Wednesday, January 25, 2012

Did Obama's State of the Union abandon his focus on income inequality?

I didn't watch President Obama's speech last night, so I have no comments of my own. But I recommend reading what Mickey Kaus, Matthew Yglesias, and Andrew Sullivan have to say about it.

Here's one of Kaus's points:

In his allegedly table-setting, voice-finding December Kansas manifesto, Obama made a big deal about rising money inequality, citing statistics on the relative growth of the ”average income of the top 1%,” referencing the Occupy movement, etc. There was none of that in Tuesday’s speech. Obama only wants “an economy where everyone gets a fair shot, everyone does their fair share, and everyone plays by the same set of rules.” He didn’t say everyone “gets their fair share.” That’s not money-equalizing populism[.] It’s moderate Republicanism. Looks like Walter Russell Mead was right – [the Kansas speech] was just a ploy to stroke Obama’s left base, quickly abandoned when more Americans were paying attention. Or else it polled as badly as he suspected it would.

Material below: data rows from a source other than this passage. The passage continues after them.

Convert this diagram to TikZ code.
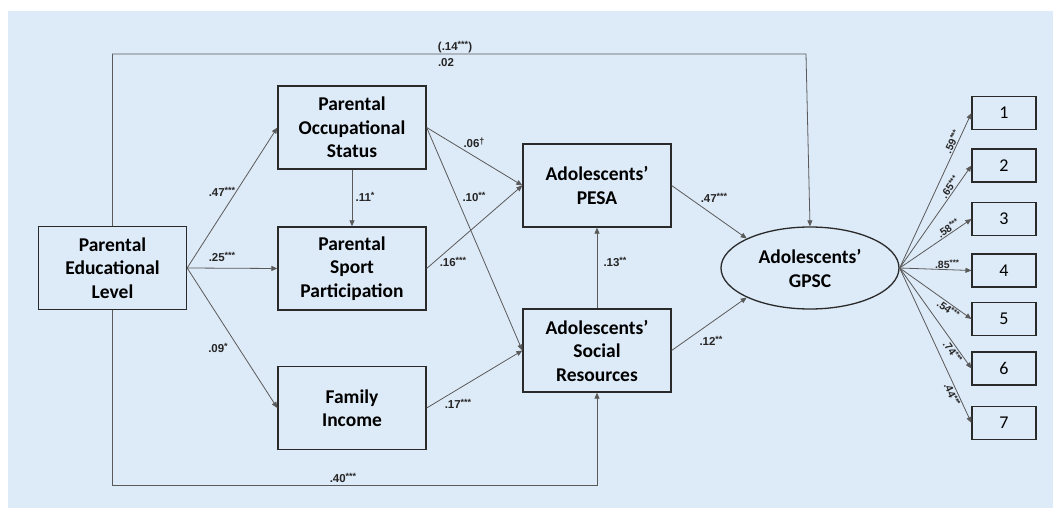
\documentclass[tikz,border=0pt]{standalone}
\usepackage{fontspec}
\setmainfont{Liberation Sans}
\newfontfamily\boxfont{Carlito}
\usetikzlibrary{arrows.meta,shapes.geometric,calc}
\definecolor{bgblue}{HTML}{DDEAF7}
\definecolor{linegray}{HTML}{5A5A5A}
\definecolor{boxline}{HTML}{2A2A2A}
\newcommand{\sig}[1]{\raisebox{0.45ex}{\fontsize{9}{9}\selectfont #1}}
\newcommand{\lsig}[1]{\raisebox{0.45ex}{\fontsize{8}{8}\selectfont #1}}
\tikzset{
  box/.style={draw=boxline, line width=1.3pt, minimum width=148pt, minimum height=83pt,
    align=center, inner sep=0pt, font=\boxfont\bfseries\fontsize{19.5}{23.5}\selectfont},
  ind/.style={draw=boxline, line width=1.1pt, minimum width=64pt, minimum height=33pt,
    inner sep=0pt, font=\boxfont\fontsize{18}{20}\selectfont},
  lat/.style={ellipse, draw=boxline, line width=1.3pt, minimum width=178pt, minimum height=82pt,
    inner sep=0pt, align=center, font=\boxfont\bfseries\fontsize{19.5}{24}\selectfont},
  conn/.style={draw=linegray, line width=0.8pt, -{Triangle[length=6pt,width=5pt]}},
  lbl/.style={font=\bfseries\fontsize{11.5}{12}\selectfont, inner sep=0.5pt, text=black!85},
  load/.style={font=\bfseries\fontsize{10.5}{11}\selectfont, inner sep=1pt, text=black!85},
}
\begin{document}
\begin{tikzpicture}[x=1pt,y=-1pt]
\useasboundingbox (0,0) rectangle (1053,508);
\fill[bgblue] (8,11) rectangle (1053,508);

% nodes
\node[box] (pel) at (112.5,268) {Parental\\Educational\\Level};
\node[box] (pos) at (352,127.5) {Parental\\Occupational\\Status};
\node[box] (psp) at (352,268.5) {Parental\\Sport\\Participation};
\node[box] (fi) at (352,408) {Family\\Income};
\node[box] (pesa) at (597,185.5) {Adolescents’\\PESA};
\node[box] (sr) at (597,350.5) {Adolescents’\\Social\\Resources};
\node[lat] (gpsc) at (810,268) {Adolescents’\\GPSC};

\node[ind] (i1) at (1004,113) {1};
\node[ind] (i2) at (1004,165.5) {2};
\node[ind] (i3) at (1004,219) {3};
\node[ind] (i4) at (1004,270.5) {4};
\node[ind] (i5) at (1004,319) {5};
\node[ind] (i6) at (1004,368.5) {6};
\node[ind] (i7) at (1004,423) {7};

\coordinate (tr) at (806,54);
\coordinate (br) at (597,485);

% connectors
\draw[conn] (pel.east) -- (pos.west);
\draw[conn] (pel.east) -- (psp.west);
\draw[conn] (pel.east) -- (fi.west);
\draw[conn] (pos.south) -- (psp.north);
\draw[conn] (pos.east) -- (pesa.west);
\draw[conn] (pos.east) -- (sr.west);
\draw[conn] (psp.east) -- (pesa.west);
\draw[conn] (fi.east) -- (sr.west);
\draw[conn] (sr.north) -- (pesa.south);
\draw[conn] (pesa.east) -- (gpsc.155);
\draw[conn] (sr.east) -- (gpsc.205);
\draw[conn] (pel.north) |- (tr) -- (gpsc.north);
\draw[conn] (pel.south) |- (br) -- (sr.south);

% loadings
\draw[conn] (gpsc.east) -- node[load, sloped, above, pos=0.8] {.59\lsig{***}} (i1.west);
\draw[conn] (gpsc.east) -- node[load, sloped, above, pos=0.76] {.65\lsig{***}} (i2.west);
\draw[conn] (gpsc.east) -- node[load, sloped, above, pos=0.72] {.58\lsig{***}} (i3.west);
\draw[conn] (gpsc.east) -- node[load, above, pos=0.66] {.85\lsig{***}} (i4.west);
\draw[conn] (gpsc.east) -- node[load, sloped, below, pos=0.72] {.54\lsig{***}} (i5.west);
\draw[conn] (gpsc.east) -- node[load, sloped, below, pos=0.8] {.74\lsig{***}} (i6.west);
\draw[conn] (gpsc.east) -- node[load, sloped, below, pos=0.8] {.44\lsig{***}} (i7.west);

% path labels
\node[lbl] (l1) at (455,47) {(.14\sig{***})};
\node[lbl] (l2) at (446,63) {.02};
\node[lbl] (l3) at (222,192) {.47\sig{***}};
\node[lbl] (l4) at (222,257) {.25\sig{***}};
\node[lbl] (l5) at (218,348) {.09\sig{*}};
\node[lbl] (l6) at (365,197) {.11\sig{*}};
\node[lbl] (l7) at (474,143) {.06\sig{†}};
\node[lbl] (l8) at (474,197) {.10\sig{**}};
\node[lbl] (l9) at (453,262) {.16\sig{***}};
\node[lbl] (l10) at (458,404) {.17\sig{***}};
\node[lbl] (l11) at (343,478) {.40\sig{***}};
\node[lbl] (l12) at (615,262) {.13\sig{**}};
\node[lbl] (l13) at (714,198) {.47\sig{***}};
\node[lbl] (l14) at (711,341) {.12\sig{**}};
\end{tikzpicture}
\end{document}
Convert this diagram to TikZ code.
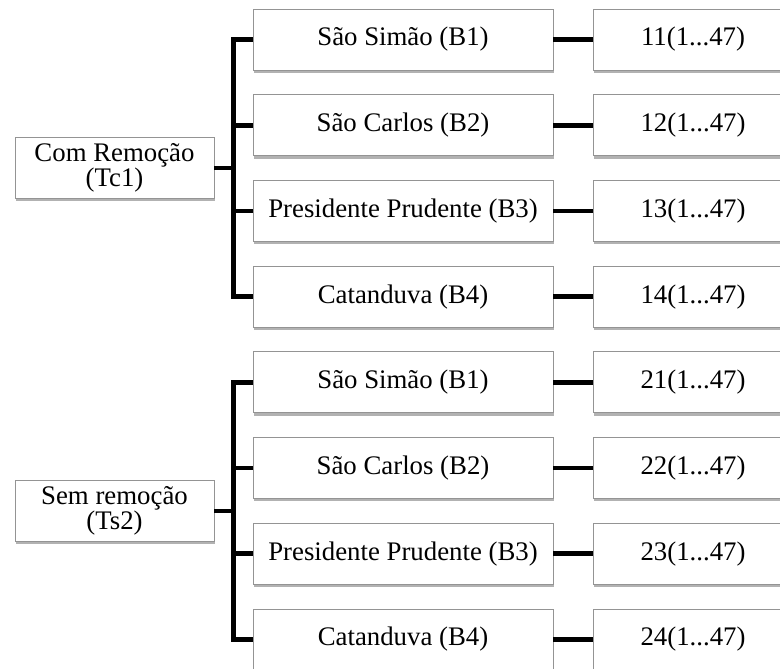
\documentclass[tikz,border=0pt]{standalone}
\usepackage{fontspec}
\setmainfont{Liberation Serif}
\usetikzlibrary{shadows}
\begin{document}
\begin{tikzpicture}[x=1pt,y=-1pt,
  box/.style={draw=black!42, line width=0.8pt, fill=white, inner sep=0pt,
    minimum height=61pt, align=center,
    font=\fontsize{26.8}{25.5}\selectfont,
    drop shadow={shadow xshift=0.6pt, shadow yshift=-2.8pt, fill=black, opacity=0.3}},
  leftbox/.style={box, minimum width=199pt},
  midbox/.style={box, minimum width=300pt},
  rightbox/.style={box, minimum width=200pt},
  conn/.style={line width=4.8pt, black, line join=miter}]
\useasboundingbox (0,0) rectangle (780,669);
\clip (0,0) rectangle (780,669);

% left boxes
\node[leftbox] (L1) at (114.5,168) {Com Remoção\\(Tc1)};
\node[leftbox] (L2) at (114.5,511) {Sem remoção\\(Ts2)};

% middle and right boxes
\foreach \i/\y/\t/\n in {
  1/39.5/São Simão (B1)/11,
  2/125.2/São Carlos (B2)/12,
  3/210.9/Presidente Prudente (B3)/13,
  4/296.6/Catanduva (B4)/14,
  5/382.3/São Simão (B1)/21,
  6/468.0/São Carlos (B2)/22,
  7/553.7/Presidente Prudente (B3)/23,
  8/639.4/Catanduva (B4)/24}{
  \node[midbox] (m\i) at (403,\y) {\t};
  \node[rightbox] (r\i) at (693,\y) {\n(1...47)};
  \draw[conn] (m\i.east) -- (r\i.west);
}

% group 1 tree
\path (L1.east) ++(19,0) coordinate (j1);
\draw[conn] (m1.west) -| (j1) |- (m4.west);
\draw[conn] (L1.east) -- (j1);
\draw[conn] (m2.west) -- (m2.west -| j1);
\draw[conn] (m3.west) -- (m3.west -| j1);

% group 2 tree
\path (L2.east) ++(19,0) coordinate (j2);
\draw[conn] (m5.west) -| (j2) |- (m8.west);
\draw[conn] (L2.east) -- (j2);
\draw[conn] (m6.west) -- (m6.west -| j2);
\draw[conn] (m7.west) -- (m7.west -| j2);
\end{tikzpicture}
\end{document}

Sorry, E.J. … (Don’t tell me about the Buffet Rule: Obama pitched his higher top tax rate for “millionaires” as a way to ensure equal sacrifice (as anticipated by W. Galston) not as a way to help reverse the growing income inequality trend.)
Yglesias writes:
Obama pledged to support “every risk-taker and entrepreneur who aspires to become the next Steve Jobs,” perhaps making him the only person in America who didn’t read the New York Times story over the weekend about how Apple’s products are all built in Asia.

The right lesson to take from Apple might be that an economic agenda whose “blueprint begins with American manufacturing” is misguided. South Korea, Taiwan, and China all have us beat as builders of electronics. But the world’s leading mobile electronics maker is headquartered in the United States of America and it’s insanely popular. That’s because the greatest value in the electronics business is in the industrial design, the software engineering, the marketing, and the combination of research and intuition that help you figure out what products people will want. Manufacturing, as a statistical category, is more arbitrary than people realize. There’s no inherently greater virtue in putting tuna into a can . . . than in preparing a seared tuna appetizer . . . . If people aspire to remodel kitchens or teach yoga or treat illness or be hair stylists or be chefs or, God forbid, Internet columnists . . . there’s nothing wrong with that.